_The exercise:_ Using the records that follow, reproduce exactly the lines starting at the line containing "Clone this chart" and ending at the line containing "import * as". Include both end lines and no pictures.

_Supplied data:_
[START]

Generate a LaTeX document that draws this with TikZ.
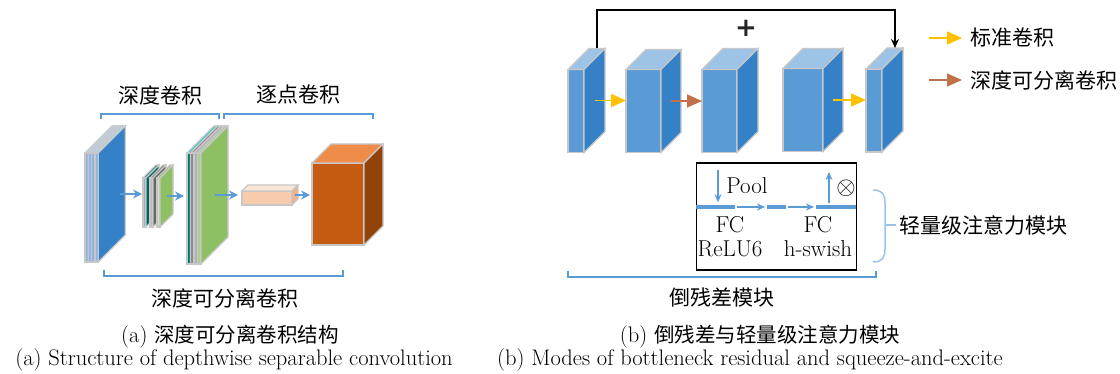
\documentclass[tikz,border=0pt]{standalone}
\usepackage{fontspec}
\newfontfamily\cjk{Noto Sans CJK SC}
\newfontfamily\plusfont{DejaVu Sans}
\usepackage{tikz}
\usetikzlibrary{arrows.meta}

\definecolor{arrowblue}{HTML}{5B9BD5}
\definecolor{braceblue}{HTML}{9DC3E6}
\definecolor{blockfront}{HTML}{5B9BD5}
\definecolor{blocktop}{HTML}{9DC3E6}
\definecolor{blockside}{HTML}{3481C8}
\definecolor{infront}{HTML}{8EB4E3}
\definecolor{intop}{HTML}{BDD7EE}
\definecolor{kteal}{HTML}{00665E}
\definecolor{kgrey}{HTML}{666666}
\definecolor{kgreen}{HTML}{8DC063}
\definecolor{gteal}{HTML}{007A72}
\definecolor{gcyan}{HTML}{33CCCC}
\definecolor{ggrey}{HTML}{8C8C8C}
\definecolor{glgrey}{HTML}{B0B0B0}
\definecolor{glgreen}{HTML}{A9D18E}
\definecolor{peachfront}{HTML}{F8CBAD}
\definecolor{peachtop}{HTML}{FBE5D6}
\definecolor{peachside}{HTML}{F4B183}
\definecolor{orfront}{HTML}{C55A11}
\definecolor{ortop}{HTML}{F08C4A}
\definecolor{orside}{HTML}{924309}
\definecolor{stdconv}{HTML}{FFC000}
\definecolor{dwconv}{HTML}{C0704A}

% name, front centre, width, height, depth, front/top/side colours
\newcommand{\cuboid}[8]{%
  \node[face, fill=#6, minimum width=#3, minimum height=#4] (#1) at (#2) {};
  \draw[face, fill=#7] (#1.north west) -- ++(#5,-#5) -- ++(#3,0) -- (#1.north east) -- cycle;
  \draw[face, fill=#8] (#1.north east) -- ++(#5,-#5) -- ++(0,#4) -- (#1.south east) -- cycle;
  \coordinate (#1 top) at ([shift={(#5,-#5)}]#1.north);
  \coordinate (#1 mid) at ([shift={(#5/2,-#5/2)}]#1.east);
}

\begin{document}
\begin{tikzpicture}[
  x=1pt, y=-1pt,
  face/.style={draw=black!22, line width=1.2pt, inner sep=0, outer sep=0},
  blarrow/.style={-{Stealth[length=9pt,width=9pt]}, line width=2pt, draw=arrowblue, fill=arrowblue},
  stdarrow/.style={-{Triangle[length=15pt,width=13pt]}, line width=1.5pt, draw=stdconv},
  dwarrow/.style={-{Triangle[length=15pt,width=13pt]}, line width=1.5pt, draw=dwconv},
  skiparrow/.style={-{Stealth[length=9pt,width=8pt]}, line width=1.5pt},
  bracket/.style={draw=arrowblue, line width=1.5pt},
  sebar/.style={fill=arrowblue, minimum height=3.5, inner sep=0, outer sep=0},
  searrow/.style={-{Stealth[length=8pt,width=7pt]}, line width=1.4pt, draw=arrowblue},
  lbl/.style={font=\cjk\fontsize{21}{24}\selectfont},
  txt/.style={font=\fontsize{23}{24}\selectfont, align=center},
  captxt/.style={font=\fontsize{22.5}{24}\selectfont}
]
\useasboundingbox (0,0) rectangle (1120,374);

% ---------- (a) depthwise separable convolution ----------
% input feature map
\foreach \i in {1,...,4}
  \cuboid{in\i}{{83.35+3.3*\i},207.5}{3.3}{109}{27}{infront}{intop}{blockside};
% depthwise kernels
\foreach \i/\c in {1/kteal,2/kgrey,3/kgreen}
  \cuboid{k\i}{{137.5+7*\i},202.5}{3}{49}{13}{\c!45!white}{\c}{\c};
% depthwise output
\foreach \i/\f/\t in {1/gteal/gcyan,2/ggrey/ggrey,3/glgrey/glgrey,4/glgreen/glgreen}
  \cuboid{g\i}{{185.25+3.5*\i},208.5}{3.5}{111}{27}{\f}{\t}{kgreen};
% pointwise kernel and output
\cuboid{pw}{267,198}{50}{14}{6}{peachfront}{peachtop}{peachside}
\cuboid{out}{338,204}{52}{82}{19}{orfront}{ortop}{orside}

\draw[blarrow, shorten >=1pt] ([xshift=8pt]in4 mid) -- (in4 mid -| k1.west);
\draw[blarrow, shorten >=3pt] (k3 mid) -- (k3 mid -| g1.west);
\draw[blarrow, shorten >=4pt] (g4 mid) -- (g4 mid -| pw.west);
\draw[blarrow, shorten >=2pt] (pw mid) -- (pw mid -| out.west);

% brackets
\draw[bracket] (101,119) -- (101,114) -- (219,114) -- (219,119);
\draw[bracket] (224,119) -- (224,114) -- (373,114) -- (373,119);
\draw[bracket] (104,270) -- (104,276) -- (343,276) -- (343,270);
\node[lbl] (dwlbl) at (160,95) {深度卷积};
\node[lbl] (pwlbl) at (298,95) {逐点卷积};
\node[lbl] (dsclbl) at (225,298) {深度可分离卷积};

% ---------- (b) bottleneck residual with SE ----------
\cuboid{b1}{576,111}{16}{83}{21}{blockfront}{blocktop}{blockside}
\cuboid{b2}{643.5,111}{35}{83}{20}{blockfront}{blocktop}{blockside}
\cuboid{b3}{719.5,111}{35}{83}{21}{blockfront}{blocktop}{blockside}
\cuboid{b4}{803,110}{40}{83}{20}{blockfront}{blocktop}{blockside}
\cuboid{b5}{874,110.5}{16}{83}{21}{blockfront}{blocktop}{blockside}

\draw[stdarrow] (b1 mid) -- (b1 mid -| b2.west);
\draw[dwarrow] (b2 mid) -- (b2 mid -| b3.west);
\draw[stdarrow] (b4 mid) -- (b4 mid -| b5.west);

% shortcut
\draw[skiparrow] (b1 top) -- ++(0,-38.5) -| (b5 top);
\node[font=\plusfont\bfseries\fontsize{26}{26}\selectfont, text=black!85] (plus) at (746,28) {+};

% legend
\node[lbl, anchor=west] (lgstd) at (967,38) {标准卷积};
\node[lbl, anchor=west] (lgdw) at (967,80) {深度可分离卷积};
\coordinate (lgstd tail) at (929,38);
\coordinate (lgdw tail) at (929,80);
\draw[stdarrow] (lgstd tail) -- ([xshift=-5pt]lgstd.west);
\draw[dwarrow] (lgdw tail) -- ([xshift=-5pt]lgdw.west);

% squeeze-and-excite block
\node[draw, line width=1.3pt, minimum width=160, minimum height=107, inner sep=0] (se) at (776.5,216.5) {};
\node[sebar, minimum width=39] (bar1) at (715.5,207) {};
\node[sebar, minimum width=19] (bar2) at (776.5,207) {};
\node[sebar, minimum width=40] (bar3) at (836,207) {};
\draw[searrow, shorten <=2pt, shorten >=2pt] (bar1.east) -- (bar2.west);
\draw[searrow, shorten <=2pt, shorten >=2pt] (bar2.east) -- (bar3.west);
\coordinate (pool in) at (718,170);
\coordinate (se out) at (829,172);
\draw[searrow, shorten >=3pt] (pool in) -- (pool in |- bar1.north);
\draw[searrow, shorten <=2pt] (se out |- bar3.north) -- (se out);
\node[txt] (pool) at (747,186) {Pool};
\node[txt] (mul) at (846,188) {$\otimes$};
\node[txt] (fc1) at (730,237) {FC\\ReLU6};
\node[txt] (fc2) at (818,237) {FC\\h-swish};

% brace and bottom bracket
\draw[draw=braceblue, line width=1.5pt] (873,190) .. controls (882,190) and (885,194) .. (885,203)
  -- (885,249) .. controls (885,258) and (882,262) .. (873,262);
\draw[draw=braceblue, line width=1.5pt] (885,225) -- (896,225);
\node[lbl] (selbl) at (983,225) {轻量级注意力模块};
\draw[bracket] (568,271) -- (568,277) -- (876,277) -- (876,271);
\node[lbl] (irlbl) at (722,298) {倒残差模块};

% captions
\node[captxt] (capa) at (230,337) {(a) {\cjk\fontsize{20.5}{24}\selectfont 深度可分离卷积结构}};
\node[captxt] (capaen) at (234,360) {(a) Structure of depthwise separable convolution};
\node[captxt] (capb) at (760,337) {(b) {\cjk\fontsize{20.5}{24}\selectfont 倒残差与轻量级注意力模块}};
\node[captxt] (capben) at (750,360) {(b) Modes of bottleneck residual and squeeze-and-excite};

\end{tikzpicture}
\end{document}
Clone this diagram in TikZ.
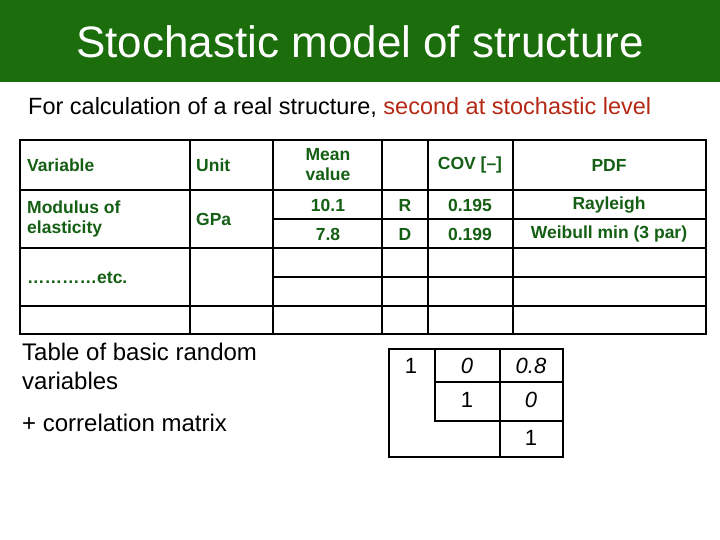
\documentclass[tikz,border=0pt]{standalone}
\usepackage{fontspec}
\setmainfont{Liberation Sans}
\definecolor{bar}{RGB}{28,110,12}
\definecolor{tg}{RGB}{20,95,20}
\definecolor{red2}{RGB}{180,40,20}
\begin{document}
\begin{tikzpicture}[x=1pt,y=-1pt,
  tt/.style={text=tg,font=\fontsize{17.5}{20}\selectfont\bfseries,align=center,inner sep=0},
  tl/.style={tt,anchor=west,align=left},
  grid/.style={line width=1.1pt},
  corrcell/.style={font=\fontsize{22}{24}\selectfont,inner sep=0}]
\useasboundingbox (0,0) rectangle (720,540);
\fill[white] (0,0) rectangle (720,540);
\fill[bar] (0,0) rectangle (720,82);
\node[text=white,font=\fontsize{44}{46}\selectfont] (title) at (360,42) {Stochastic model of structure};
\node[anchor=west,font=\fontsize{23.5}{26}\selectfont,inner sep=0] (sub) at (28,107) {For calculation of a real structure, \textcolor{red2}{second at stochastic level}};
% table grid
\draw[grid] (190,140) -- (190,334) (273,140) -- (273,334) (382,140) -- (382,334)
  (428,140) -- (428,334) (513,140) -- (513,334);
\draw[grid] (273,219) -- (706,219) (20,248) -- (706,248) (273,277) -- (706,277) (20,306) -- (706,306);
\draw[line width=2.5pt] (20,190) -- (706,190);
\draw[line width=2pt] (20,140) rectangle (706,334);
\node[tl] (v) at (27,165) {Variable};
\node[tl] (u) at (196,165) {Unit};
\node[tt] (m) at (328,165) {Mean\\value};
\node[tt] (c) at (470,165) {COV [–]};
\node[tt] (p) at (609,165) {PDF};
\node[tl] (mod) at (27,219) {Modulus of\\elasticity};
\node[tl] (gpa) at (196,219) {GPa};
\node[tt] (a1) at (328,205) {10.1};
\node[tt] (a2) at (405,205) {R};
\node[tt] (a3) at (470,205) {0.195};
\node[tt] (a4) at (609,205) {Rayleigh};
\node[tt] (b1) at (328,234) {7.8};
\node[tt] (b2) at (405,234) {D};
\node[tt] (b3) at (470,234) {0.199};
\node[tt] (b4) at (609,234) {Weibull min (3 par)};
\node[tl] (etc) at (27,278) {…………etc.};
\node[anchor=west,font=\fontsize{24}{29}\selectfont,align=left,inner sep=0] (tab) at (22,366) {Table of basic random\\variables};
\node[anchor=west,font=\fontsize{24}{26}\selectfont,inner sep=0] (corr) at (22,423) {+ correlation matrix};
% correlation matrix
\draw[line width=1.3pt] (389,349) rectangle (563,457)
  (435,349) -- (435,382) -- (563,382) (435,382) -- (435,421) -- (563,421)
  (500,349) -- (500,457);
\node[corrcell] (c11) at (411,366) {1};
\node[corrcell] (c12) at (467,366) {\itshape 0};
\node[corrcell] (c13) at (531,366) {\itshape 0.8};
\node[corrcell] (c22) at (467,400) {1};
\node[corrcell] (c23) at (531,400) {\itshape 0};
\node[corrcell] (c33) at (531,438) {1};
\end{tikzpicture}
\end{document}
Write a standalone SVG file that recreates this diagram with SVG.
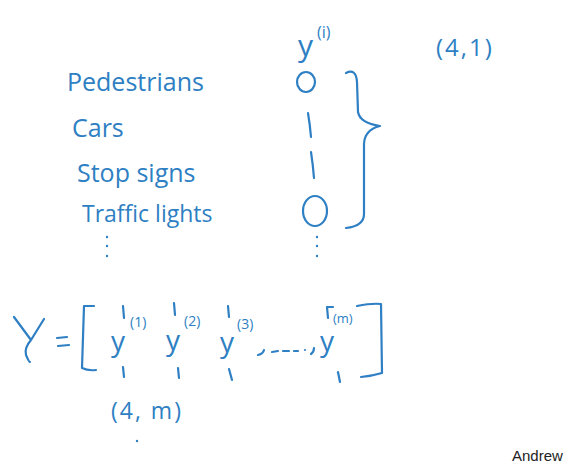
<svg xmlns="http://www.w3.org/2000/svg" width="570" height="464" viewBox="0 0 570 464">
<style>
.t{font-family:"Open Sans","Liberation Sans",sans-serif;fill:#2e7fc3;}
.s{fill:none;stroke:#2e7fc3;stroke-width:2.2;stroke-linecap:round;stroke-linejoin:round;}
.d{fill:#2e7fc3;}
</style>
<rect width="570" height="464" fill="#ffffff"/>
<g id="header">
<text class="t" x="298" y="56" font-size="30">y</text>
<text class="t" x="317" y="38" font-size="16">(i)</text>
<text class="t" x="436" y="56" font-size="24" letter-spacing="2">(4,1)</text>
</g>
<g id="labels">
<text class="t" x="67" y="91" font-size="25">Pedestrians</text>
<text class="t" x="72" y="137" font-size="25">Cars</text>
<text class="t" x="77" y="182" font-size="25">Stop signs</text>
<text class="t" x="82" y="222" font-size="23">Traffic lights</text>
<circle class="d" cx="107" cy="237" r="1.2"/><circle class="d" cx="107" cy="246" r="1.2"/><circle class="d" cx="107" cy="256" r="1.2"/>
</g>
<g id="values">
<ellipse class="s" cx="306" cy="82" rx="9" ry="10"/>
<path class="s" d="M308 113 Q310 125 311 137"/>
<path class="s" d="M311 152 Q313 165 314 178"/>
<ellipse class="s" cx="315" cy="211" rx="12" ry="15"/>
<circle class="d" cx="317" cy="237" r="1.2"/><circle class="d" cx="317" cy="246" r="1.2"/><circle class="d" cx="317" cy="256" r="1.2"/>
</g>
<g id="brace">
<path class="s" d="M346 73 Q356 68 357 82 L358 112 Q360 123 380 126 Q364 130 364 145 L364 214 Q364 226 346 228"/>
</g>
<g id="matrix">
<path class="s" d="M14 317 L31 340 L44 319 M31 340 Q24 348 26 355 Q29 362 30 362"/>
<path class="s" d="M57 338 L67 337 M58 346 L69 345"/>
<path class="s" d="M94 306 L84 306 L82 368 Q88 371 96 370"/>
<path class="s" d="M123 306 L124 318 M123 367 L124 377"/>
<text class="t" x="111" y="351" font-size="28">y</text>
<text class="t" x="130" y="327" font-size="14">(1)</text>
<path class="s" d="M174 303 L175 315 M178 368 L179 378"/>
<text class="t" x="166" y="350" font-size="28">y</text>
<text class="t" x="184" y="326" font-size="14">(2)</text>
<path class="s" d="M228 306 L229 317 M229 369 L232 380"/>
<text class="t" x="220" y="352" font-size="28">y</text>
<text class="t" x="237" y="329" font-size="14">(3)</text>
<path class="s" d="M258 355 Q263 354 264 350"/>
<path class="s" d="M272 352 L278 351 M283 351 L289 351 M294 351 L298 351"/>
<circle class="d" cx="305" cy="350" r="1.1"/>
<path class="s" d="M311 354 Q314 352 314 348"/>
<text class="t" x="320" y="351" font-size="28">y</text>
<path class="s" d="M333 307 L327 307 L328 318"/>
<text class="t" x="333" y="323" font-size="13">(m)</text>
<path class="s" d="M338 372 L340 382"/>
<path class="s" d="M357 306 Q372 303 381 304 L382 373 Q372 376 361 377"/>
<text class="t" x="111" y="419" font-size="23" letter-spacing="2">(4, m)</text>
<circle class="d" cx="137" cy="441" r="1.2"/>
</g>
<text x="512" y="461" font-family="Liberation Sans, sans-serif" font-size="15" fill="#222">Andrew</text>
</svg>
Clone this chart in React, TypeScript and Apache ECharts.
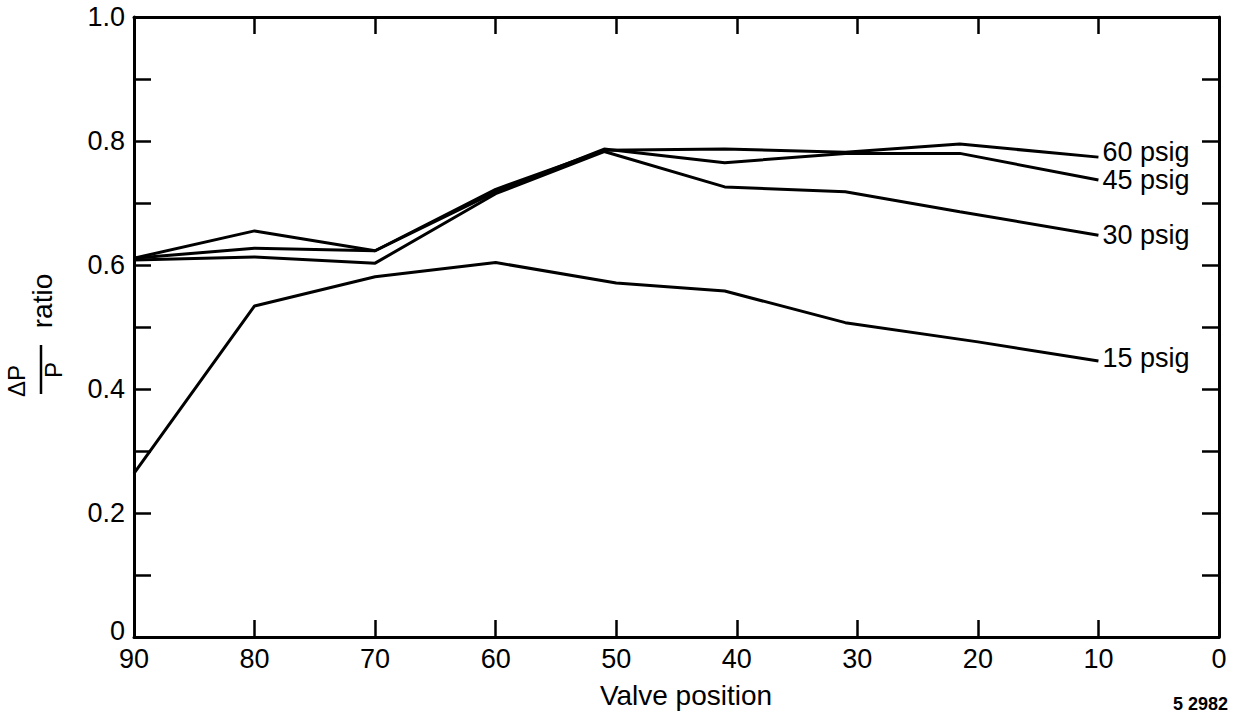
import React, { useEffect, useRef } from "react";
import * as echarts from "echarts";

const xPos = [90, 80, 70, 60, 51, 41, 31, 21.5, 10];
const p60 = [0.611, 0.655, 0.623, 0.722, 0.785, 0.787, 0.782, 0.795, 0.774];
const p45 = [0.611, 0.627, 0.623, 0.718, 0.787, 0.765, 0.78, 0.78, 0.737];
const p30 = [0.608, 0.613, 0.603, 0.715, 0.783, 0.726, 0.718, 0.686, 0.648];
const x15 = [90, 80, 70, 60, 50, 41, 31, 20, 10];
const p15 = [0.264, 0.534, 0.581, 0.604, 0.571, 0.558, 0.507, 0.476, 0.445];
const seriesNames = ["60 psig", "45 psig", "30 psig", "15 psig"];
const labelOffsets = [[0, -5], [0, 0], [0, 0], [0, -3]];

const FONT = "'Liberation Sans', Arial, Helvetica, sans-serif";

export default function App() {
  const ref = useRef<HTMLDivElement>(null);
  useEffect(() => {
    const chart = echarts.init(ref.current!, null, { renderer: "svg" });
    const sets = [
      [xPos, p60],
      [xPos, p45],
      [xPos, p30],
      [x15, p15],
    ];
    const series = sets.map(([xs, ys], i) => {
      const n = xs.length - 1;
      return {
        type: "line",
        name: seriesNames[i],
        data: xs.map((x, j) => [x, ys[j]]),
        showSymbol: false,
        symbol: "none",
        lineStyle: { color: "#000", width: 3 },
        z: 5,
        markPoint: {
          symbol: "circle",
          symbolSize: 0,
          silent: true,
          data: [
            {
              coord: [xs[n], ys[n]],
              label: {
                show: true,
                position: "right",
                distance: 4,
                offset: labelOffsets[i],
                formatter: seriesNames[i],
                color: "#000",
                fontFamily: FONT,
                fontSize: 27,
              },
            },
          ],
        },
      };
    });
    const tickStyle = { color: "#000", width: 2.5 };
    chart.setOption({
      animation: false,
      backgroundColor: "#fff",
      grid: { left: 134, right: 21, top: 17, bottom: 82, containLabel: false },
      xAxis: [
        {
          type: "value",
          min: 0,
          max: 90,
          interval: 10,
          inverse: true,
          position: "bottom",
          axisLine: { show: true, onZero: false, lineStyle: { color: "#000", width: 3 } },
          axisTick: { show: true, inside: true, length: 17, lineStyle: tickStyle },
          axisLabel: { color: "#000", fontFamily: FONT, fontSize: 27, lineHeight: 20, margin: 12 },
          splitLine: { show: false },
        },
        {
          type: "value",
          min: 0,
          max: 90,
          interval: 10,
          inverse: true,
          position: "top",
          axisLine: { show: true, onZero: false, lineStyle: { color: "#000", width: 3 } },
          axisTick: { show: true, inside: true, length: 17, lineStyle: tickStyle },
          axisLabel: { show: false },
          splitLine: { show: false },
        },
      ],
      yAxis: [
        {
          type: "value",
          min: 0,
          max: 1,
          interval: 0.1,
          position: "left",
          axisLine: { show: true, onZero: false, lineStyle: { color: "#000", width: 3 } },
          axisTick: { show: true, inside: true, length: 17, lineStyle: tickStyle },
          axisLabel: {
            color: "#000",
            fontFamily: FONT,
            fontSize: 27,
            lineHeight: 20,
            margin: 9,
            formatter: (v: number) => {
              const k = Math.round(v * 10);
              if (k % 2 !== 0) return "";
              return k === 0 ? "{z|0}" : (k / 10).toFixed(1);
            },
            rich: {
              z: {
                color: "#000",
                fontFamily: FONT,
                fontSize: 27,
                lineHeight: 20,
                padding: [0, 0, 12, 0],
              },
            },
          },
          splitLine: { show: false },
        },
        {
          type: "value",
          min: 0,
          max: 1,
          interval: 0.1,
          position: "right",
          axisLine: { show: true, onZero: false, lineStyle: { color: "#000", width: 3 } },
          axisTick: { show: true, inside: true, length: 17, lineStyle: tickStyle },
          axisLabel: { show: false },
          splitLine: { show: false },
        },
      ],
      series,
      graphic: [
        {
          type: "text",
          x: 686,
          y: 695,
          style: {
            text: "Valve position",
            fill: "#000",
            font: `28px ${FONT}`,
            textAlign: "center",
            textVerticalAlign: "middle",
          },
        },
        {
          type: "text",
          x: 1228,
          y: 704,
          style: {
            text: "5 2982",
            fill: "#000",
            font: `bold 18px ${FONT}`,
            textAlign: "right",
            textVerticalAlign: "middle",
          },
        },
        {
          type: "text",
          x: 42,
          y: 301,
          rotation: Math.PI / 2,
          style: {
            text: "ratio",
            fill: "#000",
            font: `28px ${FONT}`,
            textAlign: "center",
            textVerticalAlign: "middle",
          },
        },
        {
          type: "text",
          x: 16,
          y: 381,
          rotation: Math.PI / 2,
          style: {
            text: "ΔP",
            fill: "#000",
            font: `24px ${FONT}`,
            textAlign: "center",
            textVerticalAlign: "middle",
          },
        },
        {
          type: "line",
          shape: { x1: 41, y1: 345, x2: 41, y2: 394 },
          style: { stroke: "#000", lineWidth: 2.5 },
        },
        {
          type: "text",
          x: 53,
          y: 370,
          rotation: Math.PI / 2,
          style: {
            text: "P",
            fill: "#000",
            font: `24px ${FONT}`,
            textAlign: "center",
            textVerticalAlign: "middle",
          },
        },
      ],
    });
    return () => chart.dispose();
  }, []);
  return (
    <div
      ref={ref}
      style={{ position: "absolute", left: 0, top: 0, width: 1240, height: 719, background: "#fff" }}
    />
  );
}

[END]

_Output for this exercise:_
Clone this chart in React, TypeScript and Apache ECharts.
import React, { useEffect, useRef } from "react";
import * as echarts from "echarts";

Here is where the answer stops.